- Born: Sindh
- Died: 1734 Shahdadpur, Sindh
- Burial: Mir Shahdad Jo Qubo, Shahpur Chakar, Pakistan
- Issue: Jam Nando Khan, Mir Chakar Khan, Mir Bahram Khan, Miro Khan & Mir Khairo Khan
- Dynasty: Talpur Dynasty
- Father: Mir Hotak Khan Talpur
- Religion: Shia Islam
- Occupation: Commander, Noble, Courtman

= Mir Shahdad Khan Talpur =

Sindhi Baloch Jagirdar

Mir Shahdad Khan Talpur (مير شهداد خان ٽالپر‎), the great-grandfather of the first Talpur ruler, was an influential nobleman who held significant authority in Sindh long before the Talpur dynasty rose to power.

==Origin and name==
Mir Shahdad was from the tribe of Talpur Baloch.
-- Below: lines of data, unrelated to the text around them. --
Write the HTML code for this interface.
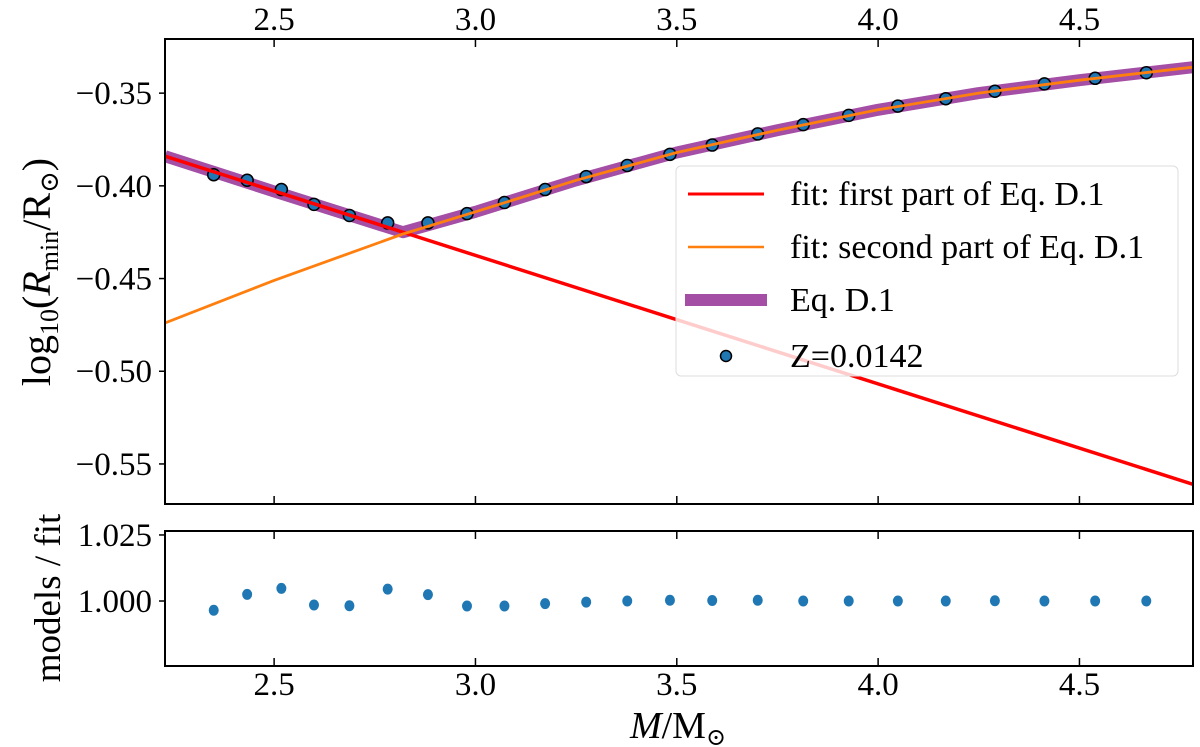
<!DOCTYPE html>
<html><head><meta charset="utf-8"><style>
html,body{margin:0;padding:0;background:#fff}
svg{display:block}
text{font-family:"Liberation Serif","DejaVu Serif",serif;fill:#000}
</style></head><body>
<svg id="chart" width="1200" height="747" viewBox="0 0 1200 747"></svg>
<script>
const masses=[2.350,2.433,2.518,2.599,2.687,2.782,2.882,2.979,3.072,3.173,3.275,3.377,3.483,3.588,3.701,3.814,3.927,4.049,4.168,4.290,4.413,4.539,4.666];
const modelLogR=[-0.394,-0.397,-0.402,-0.410,-0.416,-0.420,-0.420,-0.415,-0.409,-0.402,-0.395,-0.389,-0.383,-0.378,-0.372,-0.367,-0.362,-0.357,-0.353,-0.349,-0.345,-0.342,-0.339];
const ratios=[0.9965,1.0025,1.0048,0.9985,0.9982,1.0045,1.0024,0.9981,0.9981,0.9990,0.9996,1.0000,1.0003,1.0002,1.0003,1.0000,1.0000,1.0000,1.0000,1.0001,1.0000,1.0000,1.0000];
const redX=[2.229,3.5,4.782];
const redY=[-0.384,-0.4722,-0.561];
const orangeX=[2.229,2.5,2.82,3.0,3.25,3.5,3.75,4.0,4.25,4.5,4.782];
const orangeY=[-0.474,-0.451,-0.426,-0.414,-0.397,-0.382,-0.370,-0.359,-0.350,-0.343,-0.336];
const eqX=[2.229,2.5,2.82,3.0,3.25,3.5,3.75,4.0,4.25,4.5,4.782];
const eqY=[-0.384,-0.403,-0.425,-0.414,-0.397,-0.382,-0.370,-0.359,-0.350,-0.343,-0.336];
const xTicks=[2.5,3.0,3.5,4.0,4.5];
const yTicksTop=[-0.35,-0.40,-0.45,-0.50,-0.55];
const yTicksBot=[1.000,1.025];

const NS='http://www.w3.org/2000/svg';
const svg=document.getElementById('chart');
const L=165,R=1193,T1=39,B1=504,T2=531,B2=666;
const X0=2.229,X1=4.782,Y0=-0.5716,Y1=-0.3208,R0=0.9754,R1=1.0265;
const sx=v=>L+(v-X0)/(X1-X0)*(R-L);
const sy=v=>B1-(v-Y0)/(Y1-Y0)*(B1-T1);
const sr=v=>B2-(v-R0)/(R1-R0)*(B2-T2);
function mk(tag,attrs,parent){const e=document.createElementNS(NS,tag);for(const k in attrs)e.setAttribute(k,attrs[k]);(parent||svg).appendChild(e);return e;}
function txt(s,x,y,size,anchor,parent){const t=mk('text',{x:x,y:y,'font-size':size,'text-anchor':anchor||'middle'},parent);t.textContent=s;return t;}

const defs=mk('defs',{});
const cp=mk('clipPath',{id:'c1'},defs);mk('rect',{x:L,y:T1,width:R-L,height:B1-T1},cp);

function line(xs,ys,color,w,name){
  const d=xs.map((x,i)=>(i?'L':'M')+sx(x).toFixed(1)+','+sy(ys[i]).toFixed(1)).join(' ');
  const p=mk('path',{d:d,fill:'none',stroke:color,'stroke-width':w,'clip-path':'url(#c1)','stroke-linejoin':'round'});
  
  
}
line(eqX,eqY,'#a44ea6',12,'eq-d1-line');
masses.forEach((m,i)=>{
  const c=mk('circle',{cx:sx(m),cy:sy(modelLogR[i]),r:6,fill:'#1f77b4',stroke:'#000','stroke-width':1.5});
  
  
});
line(redX,redY,'#ff0000',3.5,'fit-first-part-line');
line(orangeX,orangeY,'#ff7f0e',2.8,'fit-second-part-line');

masses.forEach((m,i)=>{
  const c=mk('ellipse',{cx:sx(m),cy:sr(ratios[i]),rx:5,ry:5.5,fill:'#1f77b4'});
  
  
});

[[T1,B1],[T2,B2]].forEach(([t,b],k)=>{
  const f=mk('rect',{x:L,y:t,width:R-L,height:b-t,fill:'none',stroke:'#000','stroke-width':2});
  
  
});
xTicks.forEach(v=>{
  const x=sx(v);
  [[T1,1],[B1,-1],[T2,1],[B2,-1]].forEach(([y,d])=>mk('line',{x1:x,x2:x,y1:y,y2:y+d*8,stroke:'#000','stroke-width':1.5}));
  const a=txt(v.toFixed(1),x,30,33);
  
  
  const b=txt(v.toFixed(1),x,695,33);
  
  
});
yTicksTop.forEach(v=>{
  const y=sy(v);
  mk('line',{x1:L,x2:L-6,y1:y,y2:y,stroke:'#000','stroke-width':1.5});
  const t=txt('\u2212'+Math.abs(v).toFixed(2),152,y+11,33,'end');
  
  
});
yTicksBot.forEach(v=>{
  const y=sr(v);
  mk('line',{x1:L,x2:L-6,y1:y,y2:y,stroke:'#000','stroke-width':1.5});
  const t=txt(v.toFixed(3),152,y+11,33,'end');
  
  
});
</script>
<div style="position:absolute;left:0;top:0;width:1200px;height:747px;pointer-events:none">
<svg width="1200" height="747" style="position:absolute;left:0;top:0">
  <g>
    <text x="678" y="738" font-size="38" text-anchor="middle"><tspan font-style="italic">M</tspan>/M<tspan font-size="24" dy="7">⊙</tspan></text>
  </g>
  <g transform="translate(50,272) rotate(-90)">
    <text x="0" y="0" font-size="40" text-anchor="middle">log<tspan font-size="26" dy="8">10</tspan><tspan dy="-8">(</tspan><tspan font-style="italic">R</tspan><tspan font-size="26" dy="8">min</tspan><tspan dy="-8">/R</tspan><tspan font-size="26" dy="8">⊙</tspan><tspan dy="-8">)</tspan></text>
  </g>
  <g transform="translate(60,598) rotate(-90)">
    <text x="0" y="0" font-size="37" text-anchor="middle">models / fit</text>
  </g>
  <g>
    <rect x="676" y="166" width="502" height="210" rx="5" fill="#fff" fill-opacity="0.8" stroke="#ddd" stroke-width="1"/>
    <line x1="688" x2="764" y1="194" y2="194" stroke="#ff0000" stroke-width="3"/>
    <text x="790" y="205" font-size="34">fit: first part of Eq. D.1</text>
    <line x1="688" x2="764" y1="247" y2="247" stroke="#ff7f0e" stroke-width="2.5"/>
    <text x="790" y="258" font-size="34">fit: second part of Eq. D.1</text>
    <line x1="685" x2="767" y1="300" y2="300" stroke="#a44ea6" stroke-width="12"/>
    <text x="790" y="311" font-size="34">Eq. D.1</text>
    <circle cx="726" cy="356" r="5.5" fill="#1f77b4" stroke="#000" stroke-width="1.5"/>
    <text x="790" y="367" font-size="34">Z=0.0142</text>
  </g>
</svg>
</div>
</body></html>
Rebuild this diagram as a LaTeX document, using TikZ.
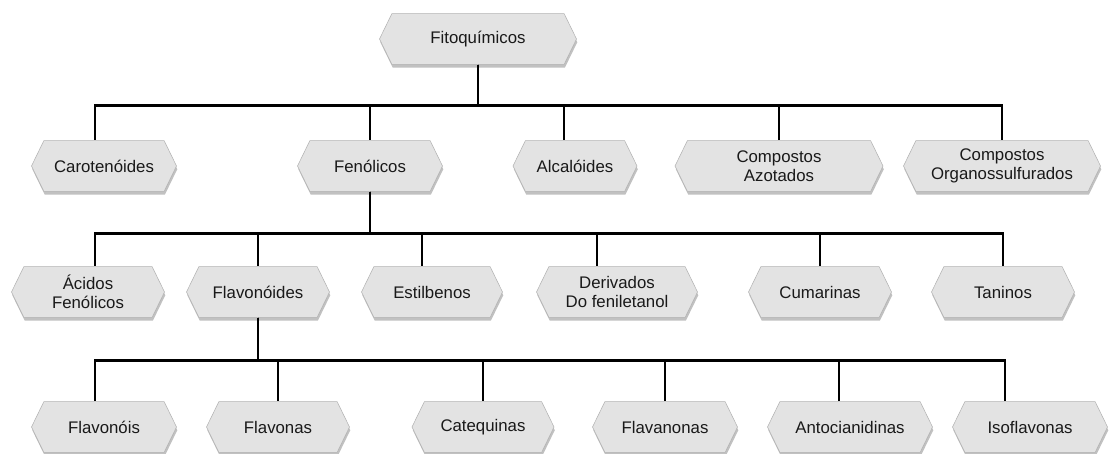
\documentclass[tikz,border=0pt]{standalone}
\usepackage{fontspec}
\setmainfont{Liberation Sans}
\usetikzlibrary{shapes.symbols,shadows}
\tikzset{hexa/.style={signal, signal to=west and east, signal pointer angle=128,
           draw=black!30, fill=black!11, minimum height=38pt, inner sep=2pt, align=center,
           font=\fontsize{12.6}{14.5}\selectfont, text=black!90,
           drop shadow={shadow xshift=0.6pt, shadow yshift=-2.4pt, opacity=0.35, fill=black!70}},
         wd/.style={minimum width=#1*0.75pt},
         link/.style={black, line width=2.1pt}}

\begin{document}
\begin{tikzpicture}[x=0.75pt,y=-0.75pt]
  \useasboundingbox (0,0) rectangle (1116,453);
  % top
  \node[hexa,wd=197] (fito) at (478,39) {Fitoquímicos};
  % first row
  \node[hexa,wd=145] (caro) at (104,166) {Carotenóides};
  \node[hexa,wd=145] (fen)  at (370,166) {Fenólicos};
  \node[hexa,wd=124] (alc)  at (575,166) {Alcalóides};
  \node[hexa,wd=208] (azo)  at (779,166) {Compostos\\Azotados};
  \node[hexa,wd=197] (org)  at (1002,166) {Compostos\\Organossulfurados};
  % second row
  \node[hexa,wd=153] (acid) at (88,292)  {Ácidos\\Fenólicos};
  \node[hexa,wd=143] (flav) at (258,292) {Flavonóides};
  \node[hexa,wd=141] (est)  at (432,292) {Estilbenos};
  \node[hexa,wd=161] (der)  at (617,292) {Derivados\\Do feniletanol};
  \node[hexa,wd=143] (cum)  at (820,292) {Cumarinas};
  \node[hexa,wd=143] (tan)  at (1003,292) {Taninos};
  % third row
  \node[hexa,wd=145] (fnl) at (104,427)  {Flavonóis};
  \node[hexa,wd=143] (fna) at (278,427)  {Flavonas};
  \node[hexa,wd=142] (cat) at (483,427)  {Catequinas};
  \node[hexa,wd=145] (fan) at (665,427)  {Flavanonas};
  \node[hexa,wd=165] (ant) at (850,427)  {Antocianidinas};
  \node[hexa,wd=155] (iso) at (1030,427) {Isoflavonas};

  % tree lines
  \foreach \n/\dx in {caro/-9, fen/0, alc/-11, azo/0, org/0}
    \draw[link] (fito.south) -- ++(0,41) -| ([xshift=\dx*0.75pt]\n.north);
  \foreach \n/\dx in {acid/7, flav/0, est/-10, der/-20, cum/0, tan/0}
    \draw[link] (fen.south) -- ++(0,42) -| ([xshift=\dx*0.75pt]\n.north);
  \foreach \n/\dx in {fnl/-9, fna/0, cat/0, fan/0, ant/-11, iso/-25}
    \draw[link] (flav.south) -- ++(0,43) -| ([xshift=\dx*0.75pt]\n.north);
\end{tikzpicture}
\end{document}
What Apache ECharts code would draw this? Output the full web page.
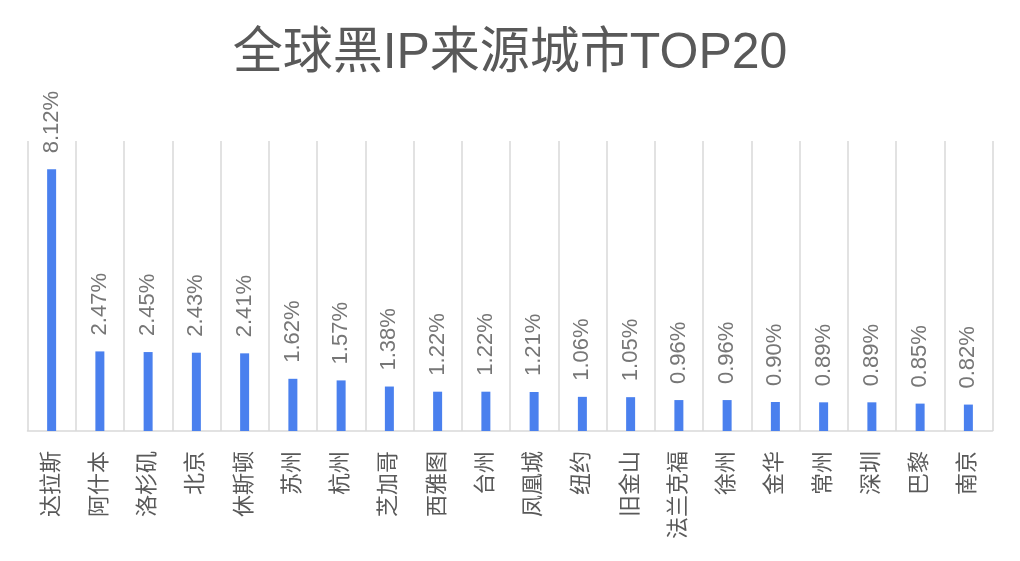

Shahdad is an Iranian name.It's used as a boy's name and means "God's gift" or "gift of the king". The name of Shahdad is a common name among the Baloch, such that in Baloch literature, the name Shahdad is famous in the romantic folklore and tale.

==Early life and recognition==
Mir Shahdad Khan was the son of Mir Hotak Khan, grandson of Mir Suleman Khan, and great-grandson of Mir Shaho Khan.